How about Yoruba grandmothers? Someone’s got to play that and my experience as I type this would be a good start.

Factually, as at the time of beginning this third paragraph, I am sitted right next to this Mama who would later descend into what might be a mood swing, in an 18-seater bus commutting between two familiar locations. Think about those buses that make so much noise that you think they are on a fast-and-furious velocity. Hot floors, vibrating metals and a dangling ‘Nature Attribute’ air-freshner with a Chelsea FC badge strapped to and with it.

So we picked up this Mama en route Akure, who bore no obvious grievances with anyone, as far as we thought we knew.

In less than 5 seconds she begins, very loudly. Reeling off a hybrid of frustration and threat, recounting how the man — who we will never know — thought he could cheat them on a land issue because they were the females and how this and then that and then this… and how if he tries it, he might not live to build on it.

Pause. Think about it very well. We picked her alone. She wasn’t talking to her sister or friend who would have probably been a part of the waist-cloth-fastening-occasion.

And don’t think she started by asking us to listen. She wasn’t telling a story.
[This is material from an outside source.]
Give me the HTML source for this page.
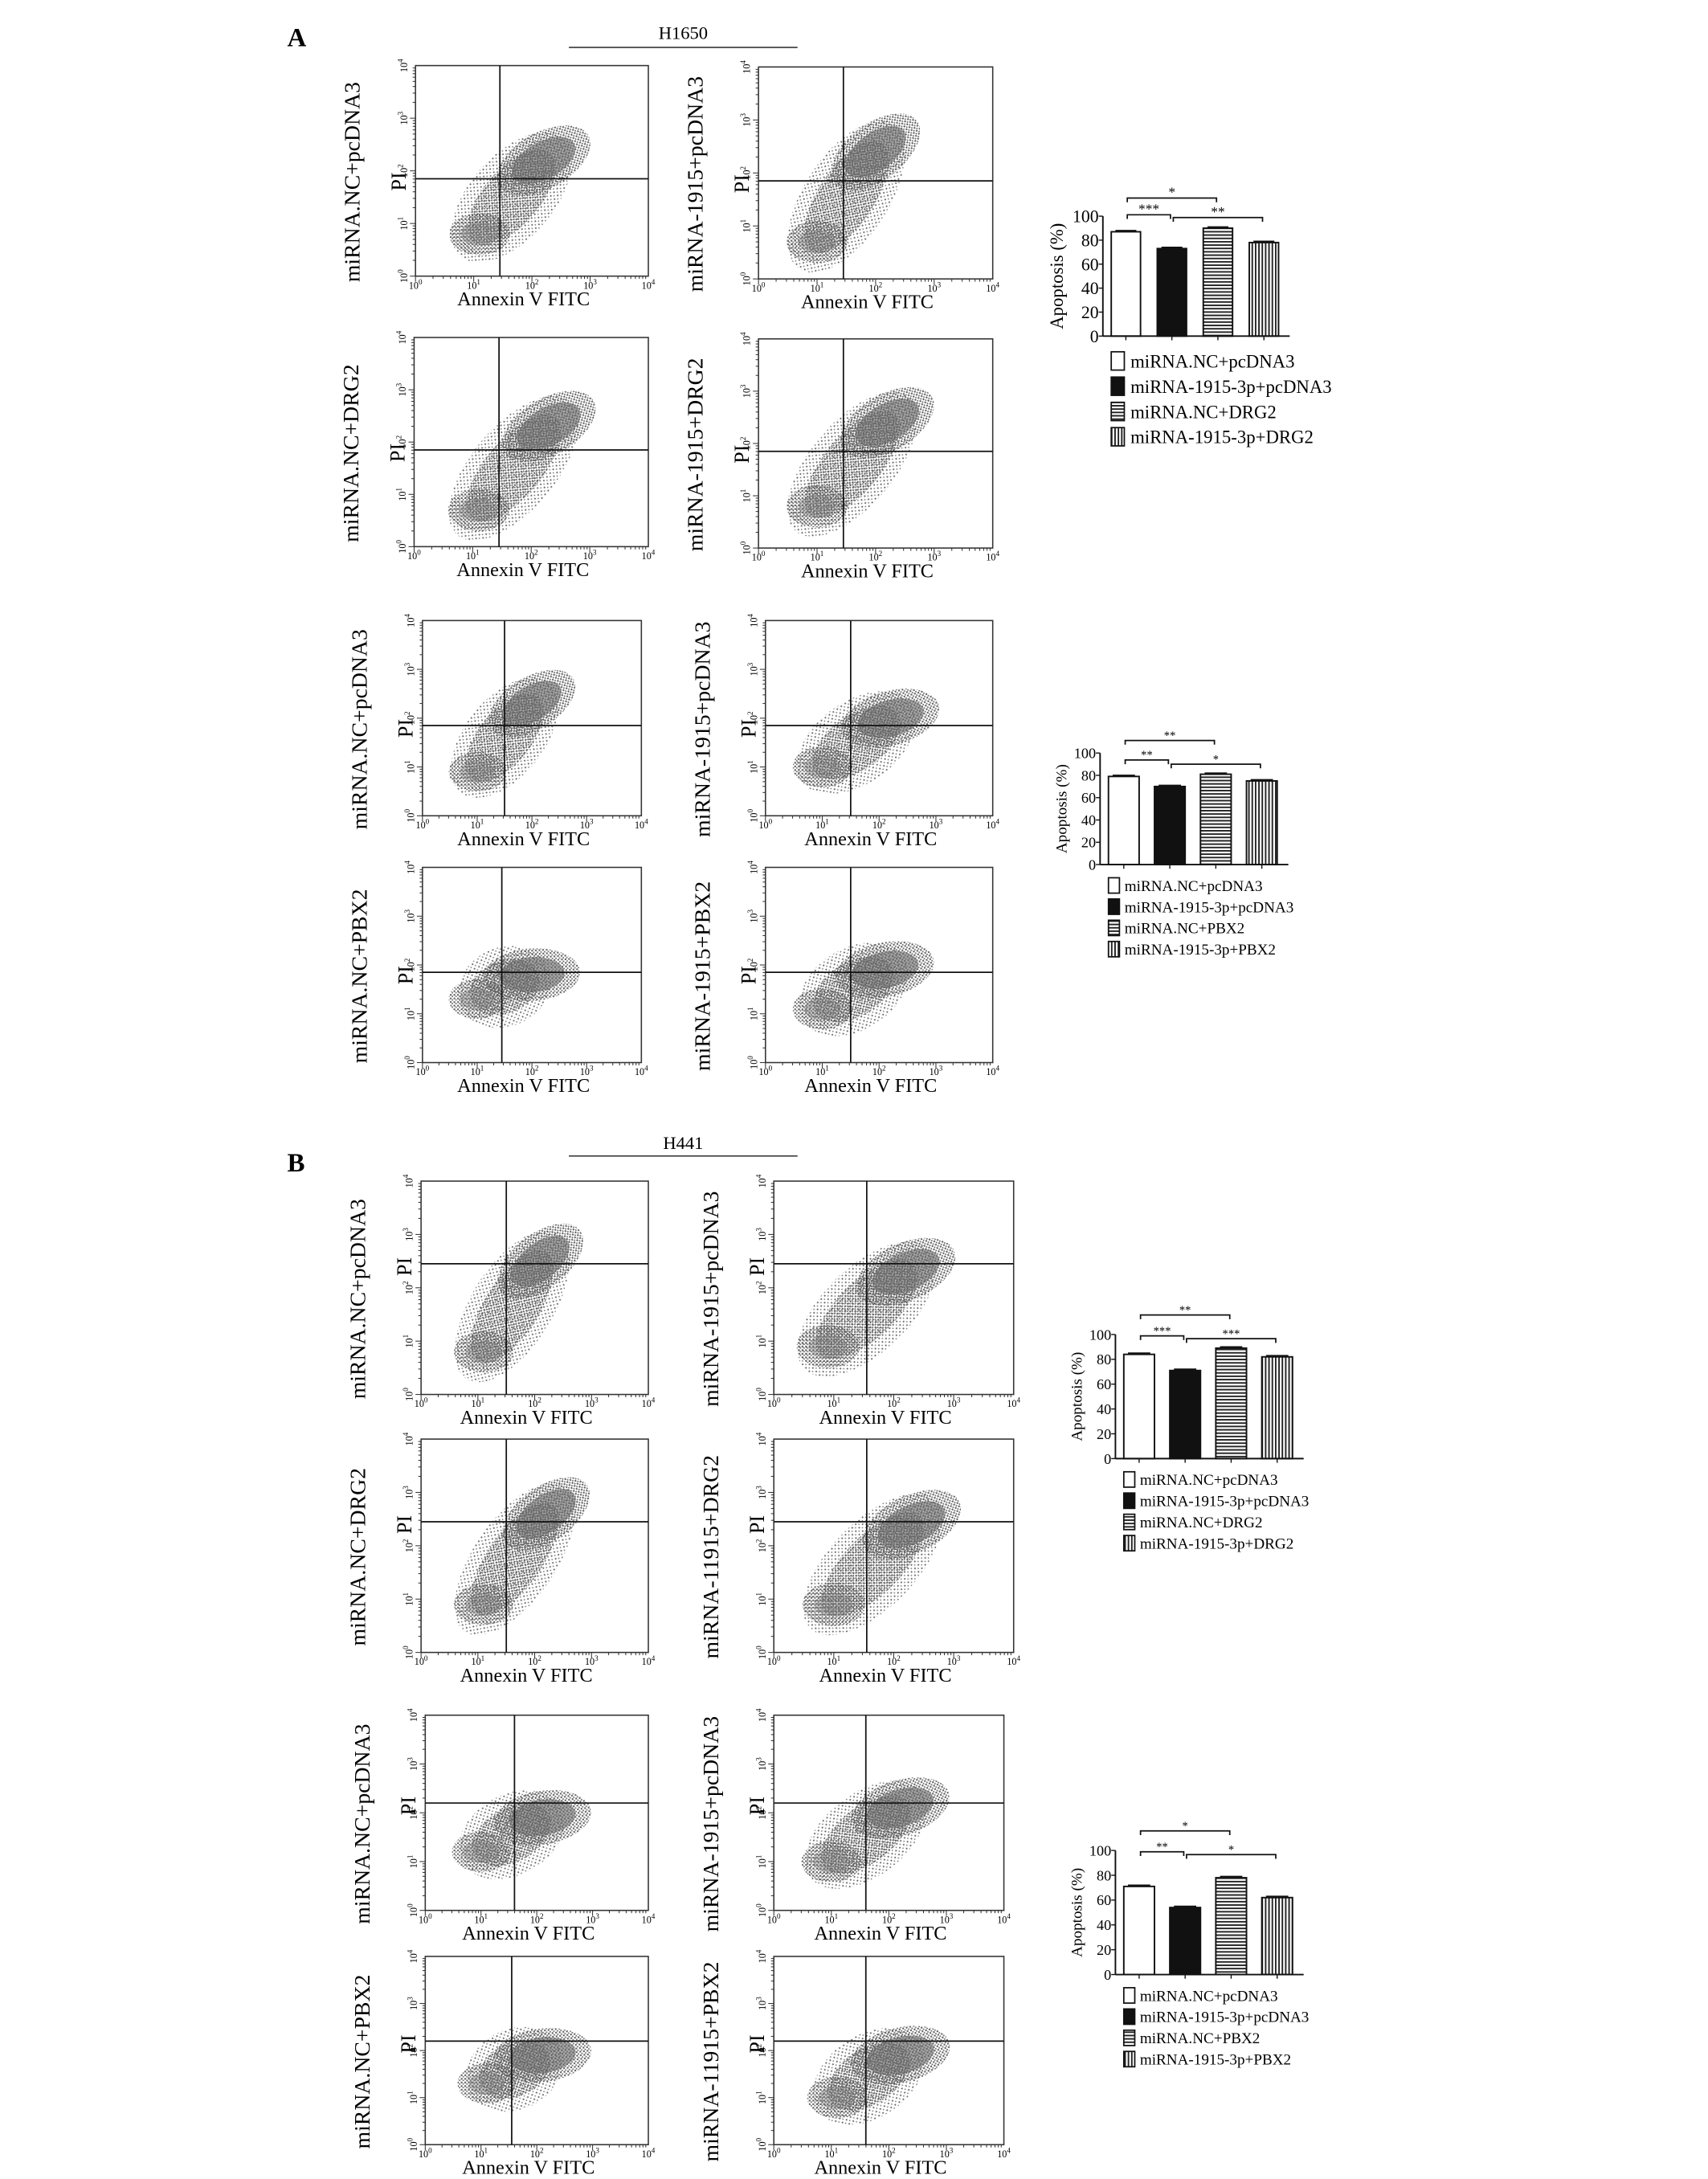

She just went into a freestyle mode, recounting highlights of a story that normally makes sense for someone you had been at the event with. Useless in itself but we as a people — of our great tribe — are united in detailed post-match commentary to and with people we were at the stadium with. (We) Deal with that.

Everybody is surprised. The driver is taking random look backs, while the two guys at the front can’t control the laughter. The Hausa men at the back are obviously throwing banters (while laughing hard) in their language but since she wouldn’t hear, there was no deterring.

I am right next to her, giving her a total of 5 “glances of honour” over the course of her continuous speech. I couldn’t do more. There is that look on me of “bet Mama, shebi you know we were not there. This is not story-telling o. You are ranting to the heavens o”.

“He thinks he can cheat us. God forbid. What’s is the meaning of that? How will he say that”. Who and what ma, exactly?

(I wrote this article on January 30, 2017).